**Aim of the task**
Look below for the line with "Clone this chart in matplotlib." and the line with "plt.rcParams['mathtext.it'] = 'Liberation"; repeat exactly those two lines and all lines between them, but no pictures.

# START OF Listing

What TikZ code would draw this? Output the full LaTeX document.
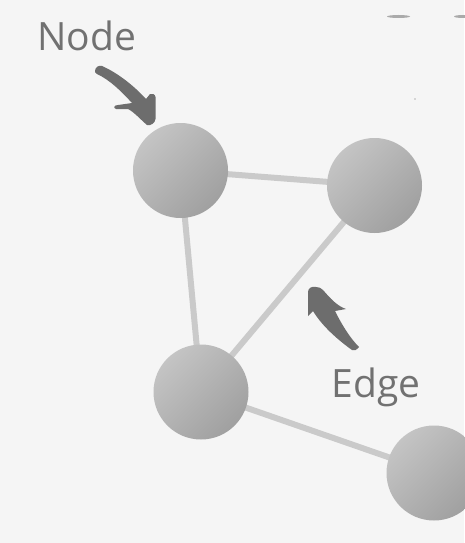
\documentclass[tikz,border=0pt]{standalone}
\usepackage{fontspec}
\setmainfont{Open Sans}
\definecolor{bg}{HTML}{F5F5F5}
\definecolor{edgegray}{HTML}{CACACA}
\definecolor{arrowgray}{HTML}{6D6D6D}
\definecolor{textgray}{HTML}{717171}
\definecolor{nodelight}{HTML}{C4C4C4}
\definecolor{nodedark}{HTML}{A0A0A0}
\begin{document}
\begin{tikzpicture}[x=1pt,y=-1pt,
  ball/.style={circle, inner sep=0pt, minimum size=95pt, draw=none,
    top color=nodelight, bottom color=nodedark, shading angle=45},
  link/.style={draw=edgegray, line width=6pt},
  label/.style={inner sep=0pt, anchor=base, text=textgray, font=\fontsize{39}{39}\selectfont},
  bigarrow/.style={fill=arrowgray, draw=none}]
\fill[bg] (0,0) rectangle (464,543);
\useasboundingbox (0,0) rectangle (464,543);
% edges first
\coordinate (c1) at (180.5,170.5);
\coordinate (c2) at (374.5,185.5);
\coordinate (c3) at (201,392);
\coordinate (c4) at (434,473);
\draw[link] (c1) -- (c2);
\draw[link] (c1) -- (c3);
\draw[link] (c3) -- (c2);
\draw[link] (c3) -- (c4);
% nodes
\node[ball] (n1) at (c1) {};
\node[ball] (n2) at (c2) {};
\node[ball] (n3) at (c3) {};
\node[ball] (n4) at (c4) {};
% slivers at top right
\fill[nodedark!90!white] (398.5,16.5) ellipse [x radius=11.5, y radius=1.5];
\fill[nodedark!90!white] (463,16.5) ellipse [x radius=9, y radius=1.5];
\fill[arrowgray] (415,99) circle [radius=0.6];
% labels
\node[label] (tnode) at (86.5,51) {Node};
\node[label] (tedge) at (376,397) {Edge};
% Node arrow
\fill[bigarrow] (95,71) .. controls (95,67) and (99,65) .. (102,66)
  .. controls (120,74) and (136,88) .. (146,99)
  -- (150,94) .. controls (152,93) and (155,94) .. (155.5,97)
  -- (155.5,119) .. controls (155,123) and (151,126) .. (147,125)
  .. controls (140,119) and (134,112) .. (128,109)
  -- (116,109) .. controls (113,108) and (114,105) .. (118,105)
  -- (132,103)
  .. controls (122,92) and (110,80) .. (97,74)
  .. controls (95,73) and (95,72) .. (95,71) -- cycle;
% Edge arrow
\fill[bigarrow] (308,292) .. controls (308,288) and (312,286) .. (316,287)
  .. controls (319,287) and (321,288) .. (323,290)
  .. controls (330,298) and (337,306) .. (346,309)
  -- (335,311)
  .. controls (342,325) and (350,338) .. (359,347)
  .. controls (357,350) and (354,351) .. (352,350)
  .. controls (338,340) and (322,326) .. (313,311)
  -- (308,316) -- cycle;
\end{tikzpicture}
\end{document}
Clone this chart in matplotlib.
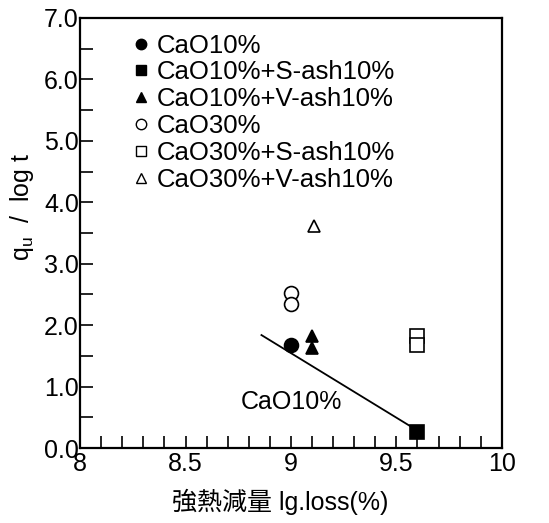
import matplotlib
matplotlib.use("Agg")
import matplotlib.pyplot as plt
from matplotlib.lines import Line2D
from matplotlib.ticker import MultipleLocator, FormatStrFormatter

plt.rcParams['font.family'] = ['Liberation Sans', 'Noto Sans CJK JP', 'DejaVu Sans']
plt.rcParams['mathtext.fontset'] = 'custom'
plt.rcParams['mathtext.rm'] = 'Liberation Sans'
plt.rcParams['mathtext.it'] = 'Liberation Sans'

# Series: ignition loss (%) vs qu / log t
series_labels = ["CaO10%", "CaO10%+S-ash10%", "CaO10%+V-ash10%",
                 "CaO30%", "CaO30%+S-ash10%", "CaO30%+V-ash10%"]
series_markers = ["o", "s", "^", "o", "s", "^"]
series_filled = [True, True, True, False, False, False]
series_x = [[9.0], [9.6], [9.1, 9.1], [9.0, 9.0], [9.6, 9.6], [9.11]]
series_y = [[1.68], [0.27], [1.82, 1.63], [2.52, 2.34], [1.82, 1.68], [3.61]]

# Trend line for CaO10%
trend_x = [8.86, 9.57]
trend_y = [1.84, 0.35]

fig, ax = plt.subplots(figsize=(5.49, 5.23), dpi=100)
fig.subplots_adjust(left=0.146, right=0.914, top=0.966, bottom=0.143)

sizes = [10, 9.5, 9, 10, 9.5, 9]
for lab, m, filled, xs, ys, ms in zip(series_labels, series_markers, series_filled,
                                     series_x, series_y, sizes):
    ax.plot(xs, ys, linestyle="none", marker=m, markersize=ms,
            markerfacecolor="black" if filled else "white",
            markeredgecolor="black", markeredgewidth=1.2, zorder=3)

ax.plot(trend_x, trend_y, color="black", linewidth=1.3, zorder=2)
ax.text(9.0, 0.75, "CaO10%", fontsize=18, ha="center", va="center")

handles = []
for lab, m, filled in zip(series_labels, series_markers, series_filled):
    handles.append(Line2D([], [], linestyle="none", marker=m, markersize=7.5,
                          markerfacecolor="black" if filled else "white",
                          markeredgecolor="black", markeredgewidth=1.0, label=lab))
ax.legend(handles=handles, loc="upper left", bbox_to_anchor=(0.075, 1.005),
          frameon=False, fontsize=18.5, handletextpad=0.15, labelspacing=0.11,
          borderaxespad=0.3, handlelength=0.9)

ax.set_xlim(8, 10)
ax.set_ylim(0, 7)
ax.set_xticks([8, 8.5, 9, 9.5, 10])
ax.set_xticklabels(["8", "8.5", "9", "9.5", "10"])
ax.xaxis.set_minor_locator(MultipleLocator(0.1))
ax.yaxis.set_major_locator(MultipleLocator(1.0))
ax.yaxis.set_minor_locator(MultipleLocator(0.5))
ax.yaxis.set_major_formatter(FormatStrFormatter("%.1f"))

ax.tick_params(axis="both", which="both", direction="in", top=False, right=False,
               width=1.2, labelsize=18)
ax.tick_params(axis="y", which="major", length=9, pad=1)
ax.tick_params(axis="x", which="major", length=9, pad=3)
ax.tick_params(axis="both", which="minor", length=9)

for s in ax.spines.values():
    s.set_linewidth(1.6)

ax.set_xlabel("強熱減量 lg.loss(%)", fontsize=18, labelpad=9, x=0.475)
ax.set_ylabel("q$_\\mathregular{u}$  /  log t", fontsize=18, labelpad=6, y=0.56)

fig.savefig("out.png", dpi=100)
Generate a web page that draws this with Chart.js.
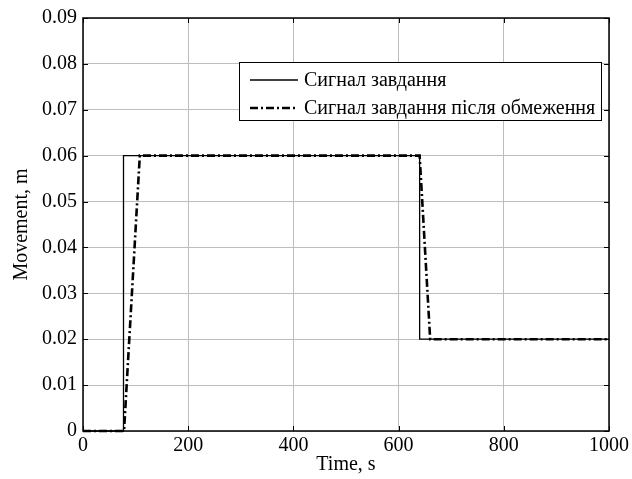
<!DOCTYPE html>
<html>
<head>
<meta charset="utf-8">
<script src="https://cdn.jsdelivr.net/npm/chart.js@4"></script>
<style>
  html, body { margin: 0; padding: 0; background: #fff; }
  #wrap { width: 632px; height: 479px; position: relative; }
</style>
</head>
<body>
<div id="wrap"><canvas id="myChart"></canvas></div>
<script>
// Data
const seriesNames = ["Сигнал завдання", "Сигнал завдання після обмеження"];
const refTime = [0, 77, 77, 640, 640, 1000];
const refValue = [0, 0, 0.06, 0.06, 0.02, 0.02];
const limTime = [0, 78, 108, 640, 660, 1000];
const limValue = [0, 0, 0.06, 0.06, 0.02, 0.02];
const xTicks = [0, 200, 400, 600, 800, 1000];
const yTicks = [0, 0.01, 0.02, 0.03, 0.04, 0.05, 0.06, 0.07, 0.08, 0.09];

const FONT = '"Liberation Serif", "Times New Roman", serif';
const toPoints = (xs, ys) => xs.map((x, i) => ({ x: x, y: ys[i] }));

// axis box, inward tick marks and the legend (MATLAB look)
const framePlugin = {
  id: "frame",
  afterDatasetsDraw(chart) {
    const ctx = chart.ctx;
    const a = chart.chartArea;
    const xs = chart.scales.x, ys = chart.scales.y;
    const tl = 5;
    ctx.save();
    ctx.strokeStyle = "#000";
    ctx.lineWidth = 1;
    ctx.beginPath();
    xTicks.forEach((v) => {
      const px = Math.round(xs.getPixelForValue(v)) + 0.5;
      ctx.moveTo(px, a.bottom); ctx.lineTo(px, a.bottom - tl);
      ctx.moveTo(px, a.top); ctx.lineTo(px, a.top + tl);
    });
    yTicks.forEach((v) => {
      const py = Math.round(ys.getPixelForValue(v)) + 0.5;
      ctx.moveTo(a.left, py); ctx.lineTo(a.left + tl, py);
      ctx.moveTo(a.right, py); ctx.lineTo(a.right - tl, py);
    });
    ctx.stroke();
    ctx.lineWidth = 1.5;
    ctx.strokeRect(a.left, a.top, a.right - a.left, a.bottom - a.top);

    // legend
    ctx.font = "20px " + FONT;
    const tw = Math.max(...seriesNames.map((n) => ctx.measureText(n).width));
    const boxL = Math.round(a.left + 156);
    const boxW = Math.round(11 + 48 + 6 + tw + 6);
    const boxH = 58;
    const boxT = 62;
    ctx.fillStyle = "#fff";
    ctx.fillRect(boxL, boxT, boxW, boxH);
    ctx.lineWidth = 1;
    ctx.strokeRect(boxL + 0.5, boxT + 0.5, boxW, boxH);
    chart.data.datasets.forEach((ds, i) => {
      const yRow = boxT + 18 + i * 28;
      ctx.beginPath();
      ctx.lineWidth = ds.borderWidth;
      ctx.setLineDash(ds.borderDash || []);
      ctx.moveTo(boxL + 11, yRow);
      ctx.lineTo(boxL + 59, yRow);
      ctx.stroke();
      ctx.setLineDash([]);
      ctx.fillStyle = "#000";
      ctx.textBaseline = "middle";
      ctx.textAlign = "left";
      ctx.fillText(ds.label, boxL + 65, yRow + 1);
    });
    ctx.restore();
  }
};

const ctx = document.getElementById("myChart");

new Chart(ctx, {
  type: "line",
  data: {
    datasets: [
      {
        label: seriesNames[0],
        data: toPoints(refTime, refValue),
        borderColor: "#000",
        borderWidth: 1.3,
        pointRadius: 0,
        tension: 0,
        fill: false,
        clip: 4,
      },
      {
        label: seriesNames[1],
        data: toPoints(limTime, limValue),
        borderColor: "#000",
        borderWidth: 2.6,
        borderDash: [8, 3, 2, 3],
        pointRadius: 0,
        tension: 0,
        fill: false,
        clip: 4,
      },
    ],
  },
  options: {
    responsive: true,
    maintainAspectRatio: false,
    animation: false,
    layout: { padding: { top: 17, right: 22, left: 0, bottom: 0 } },
    plugins: {
      legend: { display: false },
      tooltip: { enabled: false },
    },
    scales: {
      x: {
        type: "linear",
        min: 0,
        max: 1000,
        afterBuildTicks: (s) => { s.ticks = xTicks.map((v) => ({ value: v })); },
        afterFit: (s) => { s.height = 48; },
        ticks: {
          color: "#000",
          font: { family: FONT, size: 20 },
          padding: 3,
          maxRotation: 0,
          autoSkip: false,
          callback: (v) => String(v),
        },
        grid: { color: "#bdbdbd", lineWidth: 1, drawTicks: false },
        border: { display: false },
        title: {
          display: true,
          text: "Time, s",
          color: "#000",
          font: { family: FONT, size: 20 },
          padding: { top: 0, bottom: 2 },
        },
      },
      y: {
        type: "linear",
        min: 0,
        max: 0.09,
        afterBuildTicks: (s) => { s.ticks = yTicks.map((v) => ({ value: v })); },
        afterFit: (s) => { s.width = 83; },
        ticks: {
          color: "#000",
          font: { family: FONT, size: 20 },
          padding: 6,
          autoSkip: false,
          callback: (v) => (v === 0 ? "0" : v.toFixed(2)),
        },
        grid: { color: "#bdbdbd", lineWidth: 1, drawTicks: false },
        border: { display: false },
        title: {
          display: true,
          text: "Movement, m",
          color: "#000",
          font: { family: FONT, size: 20 },
          padding: { top: 10, bottom: 0 },
        },
      },
    },
  },
  plugins: [framePlugin],
});
</script>
</body>
</html>
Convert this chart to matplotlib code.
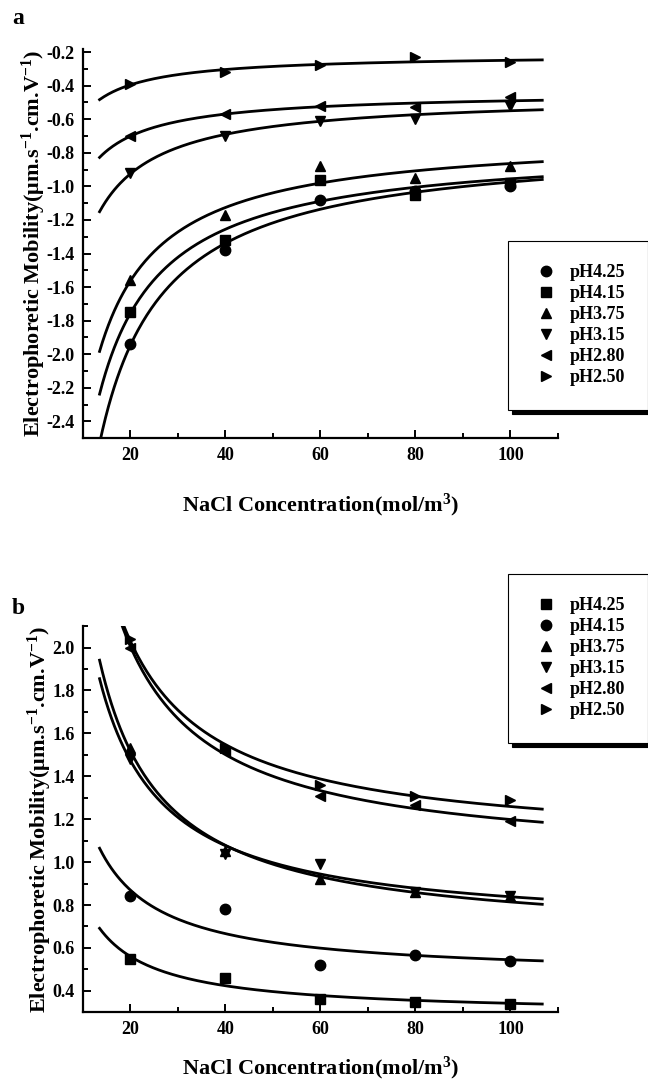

# END OF Listing

**The output**
Clone this chart in matplotlib.
import matplotlib
matplotlib.use("Agg")
import matplotlib.pyplot as plt
from matplotlib.lines import Line2D
from matplotlib.ticker import MultipleLocator, FormatStrFormatter

plt.rcParams['font.family'] = ['Liberation Sans', 'Noto Sans CJK JP', 'DejaVu Sans']
plt.rcParams['mathtext.fontset'] = 'custom'
plt.rcParams['mathtext.rm'] = 'Liberation Sans'
plt.rcParams['mathtext.it'] = 'Liberation Sans'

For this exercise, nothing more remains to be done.